I guarantee you, Fletcher is the only GM downplaying his club’s fortunes in the media. Toronto may be the only market in North America where talent assessors need to remind the customers that the team isn’t as good as fans think.

Coming as it did, a year after Paul Maurice predicted the team would compete for the Stanley Cup, the warnings seem absolutely dour.

Haven’t we heard how radically things can change in the NHL, how an injury or an absentminded goalie can pull a team down several rungs in the standings?

Didn’t the Leafs sign a 27-goal, hard-skating Finn in Niklas Hagman. Aren’t the nicely maturing Matt Stajan and Alex Steen ready to assume a leadership position? Isn’t Jeff Finger the shutdown defenceman the club has needed since Danny Markov and Dmitry Yushkevich left town? Isn’t Nikolai Kulemin a ready for prime time player?

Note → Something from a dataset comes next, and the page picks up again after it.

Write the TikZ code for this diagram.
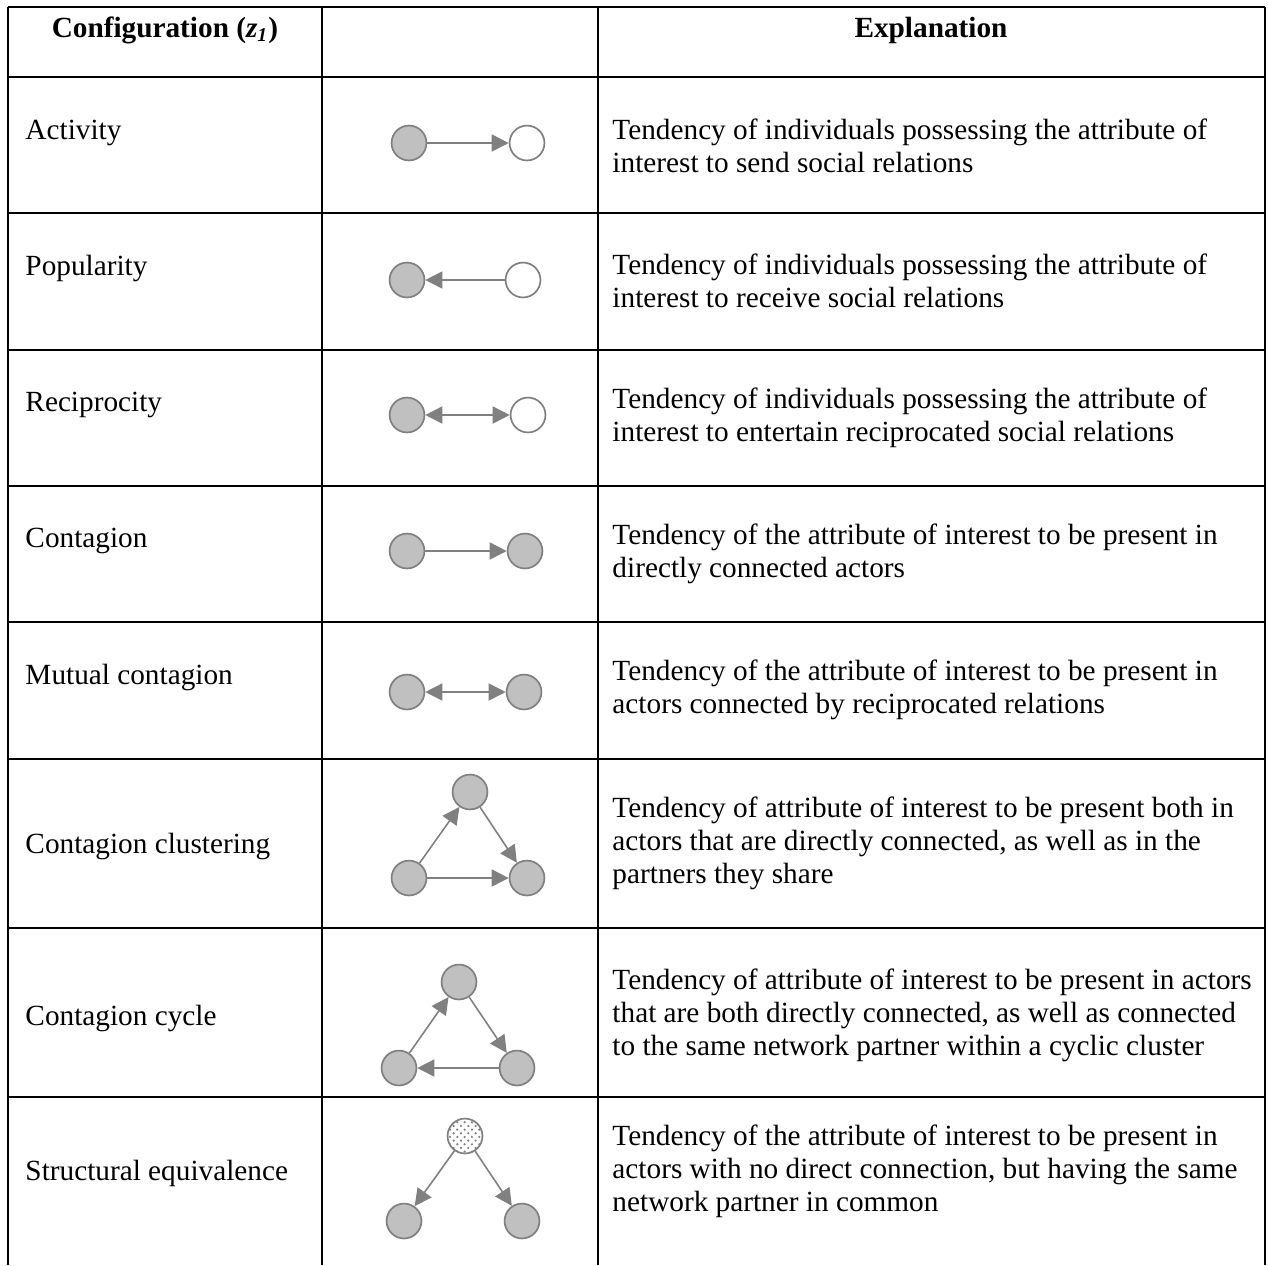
\documentclass[tikz,border=0pt]{standalone}
\usepackage{fontspec}
\setmainfont{Liberation Serif}
\usetikzlibrary{positioning,arrows.meta,patterns}
\definecolor{nodegray}{HTML}{C0C0C0}
\definecolor{linegray}{HTML}{808080}

\begin{document}
\begin{tikzpicture}
[x=0.41pt, y=-0.41pt,
 >={Triangle[length=7pt,width=7pt]},
 txt/.style={font=\fontsize{12}{13.5}\selectfont, inner sep=0pt, anchor=west, align=left},
 head/.style={font=\fontsize{12}{13.5}\selectfont\bfseries, inner sep=0pt},
 actor/.style={circle, minimum size=14.3pt, inner sep=0pt, line width=0.7pt, draw=linegray},
 ego/.style={actor, fill=nodegray},
 alter/.style={actor, fill=white},
 partner/.style={actor, pattern=crosshatch dots, pattern color=linegray, preaction={fill=white}},
 tie/.style={draw=linegray, line width=0.65pt, ->},
 mutual/.style={tie, <->},
 rule/.style={line width=1.1pt}]
\useasboundingbox (0,0) rectangle (1268,1265);

% table lines
\foreach \y in {7,77,213,350,486,622,759,928,1097}
  \draw[rule] (8,\y) -- (1265,\y);
\foreach \x in {8,322,598,1265}
  \draw[rule] (\x,7) -- (\x,1265);

% header
\node[head] (hconf) at (165,30) {Configuration (\textit{z\textsubscript{1}})};
\node[head] (hexpl) at (931,30) {Explanation};

% first column
\node[txt] (lact) at (25,133) {Activity};
\node[txt] (lpop) at (25,268) {Popularity};
\node[txt] (lrec) at (25,405) {Reciprocity};
\node[txt] (lcon) at (25,541) {Contagion};
\node[txt] (lmut) at (25,677) {Mutual contagion};
\node[txt] (lclu) at (25,846) {Contagion clustering};
\node[txt] (lcyc) at (25,1018) {Contagion cycle};
\node[txt] (lstr) at (25,1173) {Structural equivalence};

% explanations
\node[txt] (eact) at (612,146) {Tendency of individuals possessing the attribute of\\interest to send social relations};
\node[txt] (epop) at (612,281) {Tendency of individuals possessing the attribute of\\interest to receive social relations};
\node[txt] (erec) at (612,418) {Tendency of individuals possessing the attribute of\\interest to entertain reciprocated social relations};
\node[txt] (econ) at (612,554) {Tendency of the attribute of interest to be present in\\directly connected actors};
\node[txt] (emut) at (612,690) {Tendency of the attribute of interest to be present in\\actors connected by reciprocated relations};
\node[txt] (eclu) at (612,843) {Tendency of attribute of interest to be present both in\\actors that are directly connected, as well as in the\\partners they share};
\node[txt] (ecyc) at (612,1015) {Tendency of attribute of interest to be present in actors\\that are both directly connected, as well as connected\\to the same network partner within a cyclic cluster};
\node[txt] (estr) at (612,1171) {Tendency of the attribute of interest to be present in\\actors with no direct connection, but having the same\\network partner in common};

% activity
\node[ego] (act1) at (409,143) {};
\node[alter] (act2) at (527,143) {};
\draw[tie] (act1) -- (act2);

% popularity
\node[ego] (pop1) at (407,280) {};
\node[alter] (pop2) at (523,280) {};
\draw[tie] (pop2) -- (pop1);

% reciprocity
\node[ego] (rec1) at (407,415) {};
\node[alter] (rec2) at (528,415) {};
\draw[mutual] (rec1) -- (rec2);

% contagion
\node[ego] (con1) at (407,551) {};
\node[ego] (con2) at (525,551) {};
\draw[tie] (con1) -- (con2);

% mutual contagion
\node[ego] (mut1) at (407,692) {};
\node[ego] (mut2) at (524,692) {};
\draw[mutual] (mut1) -- (mut2);

% contagion clustering
\node[ego] (clut) at (470,792) {};
\node[ego] (clul) at (409,878) {};
\node[ego] (clur) at (527,878) {};
\draw[tie] (clul) -- (clut);
\draw[tie] (clut) -- (clur);
\draw[tie] (clul) -- (clur);

% contagion cycle
\node[ego] (cyct) at (459,982) {};
\node[ego] (cycl) at (399,1068) {};
\node[ego] (cycr) at (517,1068) {};
\draw[tie] (cycl) -- (cyct);
\draw[tie] (cyct) -- (cycr);
\draw[tie] (cycr) -- (cycl);

% structural equivalence
\node[partner] (strt) at (465,1136) {};
\node[ego] (strl) at (404,1221) {};
\node[ego] (strr) at (522,1221) {};
\draw[tie] (strt) -- (strl);
\draw[tie] (strt) -- (strr);
\end{tikzpicture}
\end{document}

Don’t the Leafs have one of the best goalies in the league in Vesa Toskala?

Wasn’t Pavel Kubina a go-to defender? What about the skillful Tomas Kaberle and his heir apparent, Anton Stralman?

And most importantly, doesn’t Ron Wilson body of work all but assure a speedy return to the post-season.

It turns out no.

The Leafs are laden with ifs

If Finger is the player the Leafs think he is, if Toskala’s pesky groin muscles don’t ground him, if Mikhail Grabovski can score at the big league level, if Jonas Frogren can transport his game from the Swedish league to the NHL, if Hagman’s 27 goals weren’t the product of the Stars’ offensive depth, if Carlo Colaiacovo can deliver his first full season in four tries, then they have a chance.

The possibility of all these things happening simultaneously? Zero.

Based just on experience, it seems far more likely Colaiacovo will be hurt, that Hagman’s goal output will have been goosed by constant incentive of a contract year, that there is solid cause for Frogren not to have brought his game here until now.

History shows that very few risky player moves work out. If they did, you would be clutching your Simon Gamache rookie card right now.

There isn’t an inch of pretense about the Maple Leafs. They are a prizefighter looking to tie up stronger, faster opponents and rely on Wilson’s guile and teaching ability to eke out points

They will start the season with the same chances of everybody else but that won’t last long.

That is what Cliff Fletcher is preaching and it’s a nice sell.

Under-promise and over-deliver.

It’s a no-lose situation, despite all the losing.

If Grabovski is an undiscovered genius, if Frogren just slipped through the cracks, if Finger is the player the Leafs scouts insist he is, the Leafs will compete.

Every point will be a glorious surprise, every loss a grim reminder of the long pull ahead.

That, as well as an enviable head of hair, is why they call Fletcher the Silver Fox.